American Airlines Credit Card Status Earnings: 2026 Guide
American Airlines lets you earn elite status through credit card spending—and many are now earning most of their status this way. But the math rarely works in your favor.
The basics:
American’s AAdvantage program awards Loyalty Points (LPs) for both flying and credit card spend. You need these points to qualify for elite status, not traditional Elite Qualifying Miles.
The LP requirements:
– Gold: 40,000 LPs
– Platinum: 75,000 LPs
– Platinum Pro: 125,000 LPs
– Executive Platinum: 200,000 LPs
How credit cards factor in:
American Airlines co-branded cards from Citi and Barclays award 1 Loyalty Point per dollar spent. But there’s a hard cap: 60,000 LPs maximum per calendar year across all your American cards combined.
That means $60,000 in annual spending gets you about halfway to Gold status. You’ll still need to fly to reach even the lowest tier.
The card-specific breakdown:
Each card contributes differently beyond base spending:
The Citi Executive card ($595 annual fee) provides 10,000 bonus LPs annually just for having it. This is your only shortcut that doesn’t require spending.
Elite-qualifying spending multipliers don’t exist.
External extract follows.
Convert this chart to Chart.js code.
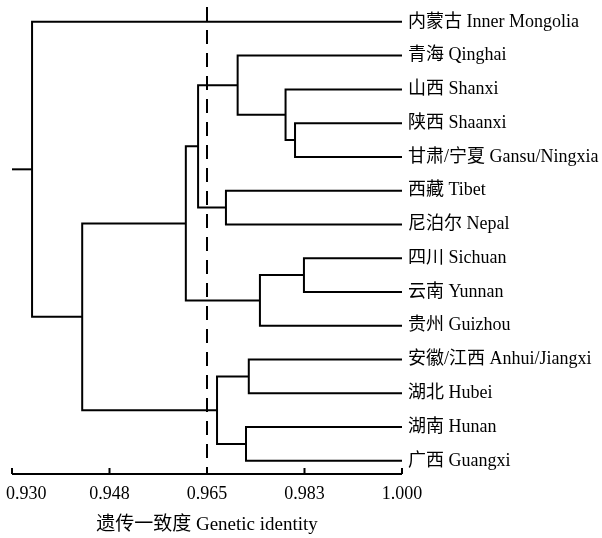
<!DOCTYPE html>
<html lang="zh">
<head>
<meta charset="UTF-8">
<title>Genetic identity dendrogram</title>
<script src="https://cdn.jsdelivr.net/npm/chart.js"></script>
<style>
  html, body { margin: 0; padding: 0; background: #fff; }
  #wrap { width: 602px; height: 538px; }
</style>
</head>
<body>
<div id="wrap"><canvas id="tree"></canvas></div>
<script>
// leaves, top to bottom
const leaves = ['内蒙古 Inner Mongolia', '青海 Qinghai', '山西 Shanxi', '陕西 Shaanxi',
  '甘肃/宁夏 Gansu/Ningxia', '西藏 Tibet', '尼泊尔 Nepal', '四川 Sichuan', '云南 Yunnan',
  '贵州 Guizhou', '安徽/江西 Anhui/Jiangxi', '湖北 Hubei', '湖南 Hunan', '广西 Guangxi'];

// joins: child a, child b, identity where they join (new clusters numbered from 14)
const mergeA = [3, 7, 2, 10, 12, 1, 5, 15, 19, 17, 22, 24, 0];
const mergeB = [4, 8, 14, 11, 13, 16, 6, 9, 20, 18, 21, 23, 25];
const mergeAt = [0.9808, 0.9824, 0.9791, 0.9725, 0.9720, 0.9705, 0.9684, 0.9745, 0.9634, 0.9668, 0.9612, 0.9426, 0.9336];

const cutoff = 0.965;
const tickValues = [0.930, 0.9475, 0.965, 0.9825, 1.000];
const tickLabels = ['0.930', '0.948', '0.965', '0.983', '1.000'];

const FONT = "'Liberation Serif', 'Noto Sans CJK SC', serif";

// node positions: x = identity, y = row
const nodeX = leaves.map(() => 1.0);
const nodeY = leaves.map((_, i) => i);
const datasets = [];
mergeAt.forEach((h, k) => {
  const a = mergeA[k], b = mergeB[k];
  datasets.push({
    data: [{x: nodeX[a], y: nodeY[a]}, {x: h, y: nodeY[a]}, {x: h, y: nodeY[b]}, {x: nodeX[b], y: nodeY[b]}]
  });
  nodeX.push(h);
  nodeY.push((nodeY[a] + nodeY[b]) / 2);
});
// stub from the root
const root = nodeX.length - 1;
datasets.push({ data: [{x: 0.930, y: nodeY[root]}, {x: nodeX[root], y: nodeY[root]}] });
datasets.forEach(d => Object.assign(d, { borderColor: '#000', borderWidth: 2 }));

const yMin = -0.44, yMax = 13.39;
datasets.push({
  data: [{x: cutoff, y: yMin}, {x: cutoff, y: yMax}],
  borderColor: '#000', borderWidth: 2, borderDash: [14, 9]
});

const axisPlugin = {
  id: 'axisPlugin',
  afterDraw(chart) {
    const ctx = chart.ctx, xs = chart.scales.x, area = chart.chartArea;
    ctx.save();
    ctx.strokeStyle = '#000';
    ctx.lineWidth = 2;
    ctx.beginPath();
    ctx.moveTo(area.left, area.bottom);
    ctx.lineTo(area.right, area.bottom);
    tickValues.forEach(v => {
      const px = xs.getPixelForValue(v);
      ctx.moveTo(px, area.bottom);
      ctx.lineTo(px, area.bottom - 6);
    });
    ctx.stroke();
    ctx.fillStyle = '#000';
    ctx.font = '18px ' + FONT;
    ctx.textAlign = 'center';
    ctx.textBaseline = 'middle';
    tickValues.forEach((v, i) => {
      const w = ctx.measureText(tickLabels[i]).width;
      const px = Math.max(xs.getPixelForValue(v), w / 2 + 6);
      ctx.fillText(tickLabels[i], px, area.bottom + 20);
    });
    ctx.restore();
  }
};

new Chart(document.getElementById('tree'), {
  type: 'scatter',
  data: { datasets },
  options: {
    responsive: true,
    maintainAspectRatio: false,
    animation: false,
    showLine: true,
    clip: false,
    elements: { point: { radius: 0 }, line: { tension: 0 } },
    layout: { padding: { left: 12, top: 7, right: 0, bottom: 0 } },
    plugins: { legend: { display: false }, tooltip: { enabled: false } },
    scales: {
      x: {
        type: 'linear',
        min: 0.930,
        max: 1.000,
        grid: { display: false },
        border: { display: false },
        ticks: { display: false },
        afterFit(scale) { scale.height = 64; scale.paddingLeft = 0; scale.paddingRight = 0; },
        title: {
          display: true,
          text: '遗传一致度 Genetic identity',
          color: '#000',
          font: { family: FONT, size: 19 },
          padding: { top: 0, bottom: 2 }
        }
      },
      y: {
        type: 'linear',
        position: 'right',
        reverse: true,
        min: yMin,
        max: yMax,
        grid: { display: false, drawTicks: false },
        border: { display: false },
        afterBuildTicks(scale) { scale.ticks = leaves.map((_, i) => ({ value: i })); },
        afterFit(scale) { scale.width = 200; scale.paddingTop = 0; scale.paddingBottom = 0; },
        ticks: {
          autoSkip: false,
          padding: 6,
          color: '#000',
          font: { family: FONT, size: 18 },
          callback: (v) => leaves[v]
        }
      }
    }
  },
  plugins: [axisPlugin]
});
</script>
</body>
</html>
A dollar on American.com earns the same 1 LP whether you’re buying snacks or first-class tickets.
Strategic considerations:
Business Aviator and personal AAdvantage cards can stack if you have both. Your $60,000 cap applies across all cards, but splitting spend between personal and business cards doesn’t change the total LP calculation.
The 60,000 LP credit card cap resets January 1st, not based on when you opened your account or earned status.
Sign-up bonuses count toward your annual cap. That new 75,000-point welcome offer? It eats into your 60,000 LP limit immediately.
What actually works:
If you’re close to a status threshold, strategic credit card spending makes sense. Sitting at 35,000 LPs in December? Put $5,000 on your American card to secure Gold.
For everyone else, the numbers don’t pencil out. You’d need to spend $60,000 annually and still fly 20+ segments to reach Platinum—the first tier with meaningful benefits.
Business class revenue tickets award 3x LPs per mile flown. A single transcon business class fare generates more LPs than most people will ever earn through credit cards.
Our Take:
American’s credit card path to status is marketing theater, not strategy. The 60,000 LP cap means cards supplement flying—they don’t replace it.
The only scenario where this matters: you’re already flying American regularly and need a small boost to cross a status threshold. Otherwise, you’re spending $60,000 to maybe get free checked bags.
Bottom line: Chase actual flying for status. Use credit cards for the sign-up bonuses and everyday earning, not for LP accumulation. The Citi Executive’s 10,000 free LPs are nice if you’re already paying $595 for other benefits, but don’t let tail wag dog.